Quote every line of the data below as it stands, omitting pictures.

'''

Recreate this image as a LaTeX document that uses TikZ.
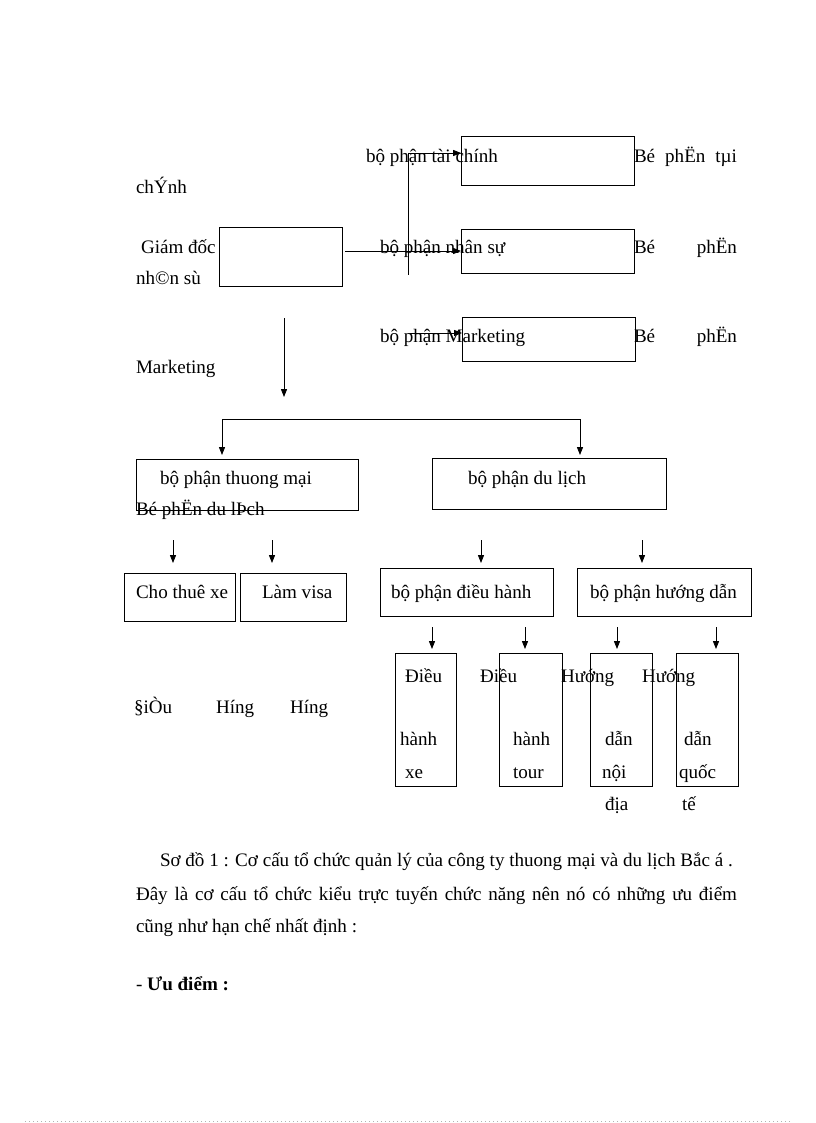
\documentclass[tikz,border=0pt]{standalone}
\usepackage{fontspec}
\setmainfont{Liberation Serif}
\usetikzlibrary{arrows.meta}
\tikzset{
 box/.style={draw, line width=0.6pt, inner sep=0pt, outer sep=0pt},
 lbl/.style={anchor=base west, inner sep=0pt, outer sep=0pt},
 conn/.style={line width=0.6pt},
 arr/.style={conn, -{Triangle[length=6pt,width=4.6pt]}},
}
\newcommand\mkbox[5]{\node[box, minimum width={(#4-#2)*0.75pt}, minimum height={(#5-#3)*0.75pt}] (#1) at ({(#2+#4)/2},{(#3+#5)/2}) {};}
\begin{document}
\begin{tikzpicture}[x=0.75pt,y=-0.75pt, font=\fontsize{14.3pt}{16pt}\selectfont]
\useasboundingbox (0,0) rectangle (816,1123);
\fill[white] (0,0) rectangle (816,1123);
% boxes
\mkbox{tc}{461}{136}{634}{185}
\mkbox{ns}{461}{229}{634}{273}
\mkbox{mk}{462}{317}{635}{361}
\mkbox{gd}{219}{227}{342}{286}
\mkbox{tm}{136}{459}{358}{510}
\mkbox{dl}{432}{458}{666}{509}
\mkbox{ct}{124}{573}{235}{621}
\mkbox{lv}{240}{573}{346}{621}
\mkbox{dh}{380}{568}{553}{616}
\mkbox{hd}{577}{568}{751}{616}
\mkbox{dhx}{395}{653}{456}{786}
\mkbox{dht}{499}{653}{562}{786}
\mkbox{hdn}{590}{653}{652}{786}
\mkbox{hdq}{676}{653}{738}{786}
% connectors
\coordinate (vt) at (408,153);
\coordinate (vb) at (408,275);
\draw[conn] (vt) -- (vb);
\draw[arr] (vt) -- (tc.west |- vt);
\coordinate (g1) at (345,251);
\draw[arr] (g1) -- (ns.west |- g1);
\coordinate (m1) at (410,333);
\draw[arr] (m1) -- (mk.west |- m1);
\coordinate (a0) at (284,318);
\coordinate (a1) at (284,397);
\draw[arr] (a0) -- (a1);
\coordinate (b1) at (222,419);
\coordinate (b2) at (580,419);
\draw[conn] (b1) -- (b2);
\draw[arr] (b1) -- ++(0,36);
\draw[arr] (b2) -- ++(0,36);
\foreach \x in {173,272,481,642} {\coordinate (s) at (\x,540); \draw[arr] (s) -- ++(0,23);}
\foreach \x in {432,525,617,716} {\coordinate (s) at (\x,627); \draw[arr] (s) -- ++(0,22);}
% texts top
\node[lbl] (t1) at (366,163) {bộ phận tài chính};
\node[lbl] (t2) at (634,163) {\makebox[77.25pt][s]{Bé phËn tµi}};
\node[lbl] (t3) at (136,194) {chÝnh};
\node[lbl] (t4) at (141,253) {Giám đốc};
\node[lbl] (t5) at (136,284) {nh©n sù};
\node[lbl] (t6) at (380,253) {bộ phận nhân sự};
\node[lbl] (t7) at (634,253) {\makebox[77.25pt][s]{Bé phËn}};
\node[lbl] (t8) at (380,342) {bộ phận Marketing};
\node[lbl] (t9) at (634,342) {\makebox[77.25pt][s]{Bé phËn}};
\node[lbl] (t10) at (136,373) {Marketing};
% middle
\node[lbl] (t11) at (160,484) {bộ phận thuong mại};
\node[lbl] (t12) at (136,515) {Bé phËn du lÞch};
\node[lbl] (t13) at (468,484) {bộ phận du lịch};
\node[lbl] (t14) at (136,598) {Cho thuê xe};
\node[lbl] (t15) at (262,598) {Làm visa};
\node[lbl] (t16) at (391,598) {bộ phận điều hành};
\node[lbl] (t17) at (590,598) {bộ phận hướng dẫn};
% lower
\node[lbl] at (134,713) {§iÒu};
\node[lbl] at (216,713) {Híng};
\node[lbl] at (290,713) {Híng};
\node[lbl] at (405,682) {Điều};
\node[lbl] at (480,682) {Điều};
\node[lbl] at (561,682) {Hướng};
\node[lbl] at (642,682) {Hướng};
\node[lbl] at (400,745) {hành};
\node[lbl] at (513,745) {hành};
\node[lbl] at (605,745) {dẫn};
\node[lbl] at (684,745) {dẫn};
\node[lbl] at (405,778) {xe};
\node[lbl] at (513,778) {tour};
\node[lbl] at (602,778) {nội};
\node[lbl] at (679,778) {quốc};
\node[lbl] at (605,810) {địa};
\node[lbl] at (682,810) {tế};
% paragraph
\node[lbl] at (160,866) {Sơ đồ 1 : Cơ cấu tổ chức quản lý của công ty thuong mại và du lịch Bắc á .};
\node[lbl] at (136,900) {\makebox[450.75pt][s]{Đây là cơ cấu tổ chức kiểu trực tuyến chức năng nên nó có những ưu điểm}};
\node[lbl] at (136,932) {cũng như hạn chế nhất định :};
\node[lbl] at (136,990) {- \textbf{Ưu điểm :}};
% bottom dotted rule
\draw[gray!60, line width=0.4pt, dash pattern=on 0.6pt off 2.4pt] (25,1121.5) -- (791,1121.5);
\end{tikzpicture}
\end{document}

'''

→ EXPECTED OUTPUT:
Recreate this image as a LaTeX document that uses TikZ.
\documentclass[tikz,border=0pt]{standalone}
\usepackage{fontspec}
\setmainfont{Liberation Serif}
\usetikzlibrary{arrows.meta}
\tikzset{
 box/.style={draw, line width=0.6pt, inner sep=0pt, outer sep=0pt},
 lbl/.style={anchor=base west, inner sep=0pt, outer sep=0pt},
 conn/.style={line width=0.6pt},
 arr/.style={conn, -{Triangle[length=6pt,width=4.6pt]}},
}
\newcommand\mkbox[5]{\node[box, minimum width={(#4-#2)*0.75pt}, minimum height={(#5-#3)*0.75pt}] (#1) at ({(#2+#4)/2},{(#3+#5)/2}) {};}
\begin{document}
\begin{tikzpicture}[x=0.75pt,y=-0.75pt, font=\fontsize{14.3pt}{16pt}\selectfont]
\useasboundingbox (0,0) rectangle (816,1123);
\fill[white] (0,0) rectangle (816,1123);
% boxes
\mkbox{tc}{461}{136}{634}{185}
\mkbox{ns}{461}{229}{634}{273}
\mkbox{mk}{462}{317}{635}{361}
\mkbox{gd}{219}{227}{342}{286}
\mkbox{tm}{136}{459}{358}{510}
\mkbox{dl}{432}{458}{666}{509}
\mkbox{ct}{124}{573}{235}{621}
\mkbox{lv}{240}{573}{346}{621}
\mkbox{dh}{380}{568}{553}{616}
\mkbox{hd}{577}{568}{751}{616}
\mkbox{dhx}{395}{653}{456}{786}
\mkbox{dht}{499}{653}{562}{786}
\mkbox{hdn}{590}{653}{652}{786}
\mkbox{hdq}{676}{653}{738}{786}
% connectors
\coordinate (vt) at (408,153);
\coordinate (vb) at (408,275);
\draw[conn] (vt) -- (vb);
\draw[arr] (vt) -- (tc.west |- vt);
\coordinate (g1) at (345,251);
\draw[arr] (g1) -- (ns.west |- g1);
\coordinate (m1) at (410,333);
\draw[arr] (m1) -- (mk.west |- m1);
\coordinate (a0) at (284,318);
\coordinate (a1) at (284,397);
\draw[arr] (a0) -- (a1);
\coordinate (b1) at (222,419);
\coordinate (b2) at (580,419);
\draw[conn] (b1) -- (b2);
\draw[arr] (b1) -- ++(0,36);
\draw[arr] (b2) -- ++(0,36);
\foreach \x in {173,272,481,642} {\coordinate (s) at (\x,540); \draw[arr] (s) -- ++(0,23);}
\foreach \x in {432,525,617,716} {\coordinate (s) at (\x,627); \draw[arr] (s) -- ++(0,22);}
% texts top
\node[lbl] (t1) at (366,163) {bộ phận tài chính};
\node[lbl] (t2) at (634,163) {\makebox[77.25pt][s]{Bé phËn tµi}};
\node[lbl] (t3) at (136,194) {chÝnh};
\node[lbl] (t4) at (141,253) {Giám đốc};
\node[lbl] (t5) at (136,284) {nh©n sù};
\node[lbl] (t6) at (380,253) {bộ phận nhân sự};
\node[lbl] (t7) at (634,253) {\makebox[77.25pt][s]{Bé phËn}};
\node[lbl] (t8) at (380,342) {bộ phận Marketing};
\node[lbl] (t9) at (634,342) {\makebox[77.25pt][s]{Bé phËn}};
\node[lbl] (t10) at (136,373) {Marketing};
% middle
\node[lbl] (t11) at (160,484) {bộ phận thuong mại};
\node[lbl] (t12) at (136,515) {Bé phËn du lÞch};
\node[lbl] (t13) at (468,484) {bộ phận du lịch};
\node[lbl] (t14) at (136,598) {Cho thuê xe};
\node[lbl] (t15) at (262,598) {Làm visa};
\node[lbl] (t16) at (391,598) {bộ phận điều hành};
\node[lbl] (t17) at (590,598) {bộ phận hướng dẫn};
% lower
\node[lbl] at (134,713) {§iÒu};
\node[lbl] at (216,713) {Híng};
\node[lbl] at (290,713) {Híng};
\node[lbl] at (405,682) {Điều};
\node[lbl] at (480,682) {Điều};
\node[lbl] at (561,682) {Hướng};
\node[lbl] at (642,682) {Hướng};
\node[lbl] at (400,745) {hành};
\node[lbl] at (513,745) {hành};
\node[lbl] at (605,745) {dẫn};
\node[lbl] at (684,745) {dẫn};
\node[lbl] at (405,778) {xe};
\node[lbl] at (513,778) {tour};
\node[lbl] at (602,778) {nội};
\node[lbl] at (679,778) {quốc};
\node[lbl] at (605,810) {địa};
\node[lbl] at (682,810) {tế};
% paragraph
\node[lbl] at (160,866) {Sơ đồ 1 : Cơ cấu tổ chức quản lý của công ty thuong mại và du lịch Bắc á .};
\node[lbl] at (136,900) {\makebox[450.75pt][s]{Đây là cơ cấu tổ chức kiểu trực tuyến chức năng nên nó có những ưu điểm}};
\node[lbl] at (136,932) {cũng như hạn chế nhất định :};
\node[lbl] at (136,990) {- \textbf{Ưu điểm :}};
% bottom dotted rule
\draw[gray!60, line width=0.4pt, dash pattern=on 0.6pt off 2.4pt] (25,1121.5) -- (791,1121.5);
\end{tikzpicture}
\end{document}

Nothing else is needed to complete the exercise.